Mary Ogarek did both, in spades.
The popular English teacher at Stagg High School in Palos Hills is being remembered as an inspiration to students and as a model for her fellow educators. Ogarek died Wednesday after an illness. She was 33.
Ogarek, who first came to Stagg as a student-teacher before being hired full time in 2004, taught several English courses and was one of the school’s junior advanced placement teachers.
“Her impact was felt in the school far beyond just the walls of her classroom,” Principal Eric Olsen said.
Ogarek was engaged to the school’s choir director, Chris Betz. He and the rest of her family released a written statement Thursday afternoon.
“Mary Eileen had a fabulous zest for life, travel, fashion, literature and inspiring young minds,” it said. “She was quick-witted, kind, gentle and loving. Her life and the strength and grace shown during her illness serves as an inspiration to all.”
Ogarek’s relationships with students continued after graduation, Olsen said. Her dedication showed in that she ran after-school study sessions and served as Scholastic Bowl coach, play director, coordinator of the social action club, junior class sponsor and prom coordinator.
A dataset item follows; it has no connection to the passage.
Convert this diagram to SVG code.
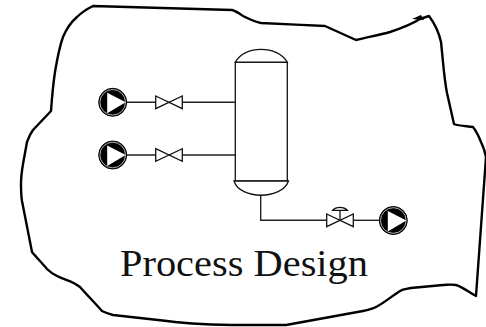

“She was a teacher that could spark an interest and love of reading in all students,” Olsen said. “Being a teacher isn’t what she did; it’s what she was.”
Ogarek taught American literature and particularly enjoyed teaching students “The Great Gatsby,” English department chairwoman Sandra Mech said.
Ogarek’s teaching went well beyond American novels.
“Mary always encouraged students to find out who they were about themselves, to learn about themselves,” Mech said.
Lou McKissic co-taught American culture with Ogarek for seven years. He regularly saw her arrive at school early in the morning and be the last teacher to leave at night. She also brought a great enthusiasm to the course they taught together and should be seen as a model for young teachers, he said.
“She probably was the most innovative individual I’ve ever met, and I’ve been teaching for 35 years,” McKissic said.
Counselors and social workers are being made available to Stagg students, according to a post on the school’s website.
Visitation is from 3 to 9 p.m. Friday at Damar-Kaminski Funeral Home, 7861 S. 88th Ave., Justice. A funeral service will be held at 9:15 a.m. Saturday at St. Joseph’s Catholic Church, 7240 W. 57th St., Summit.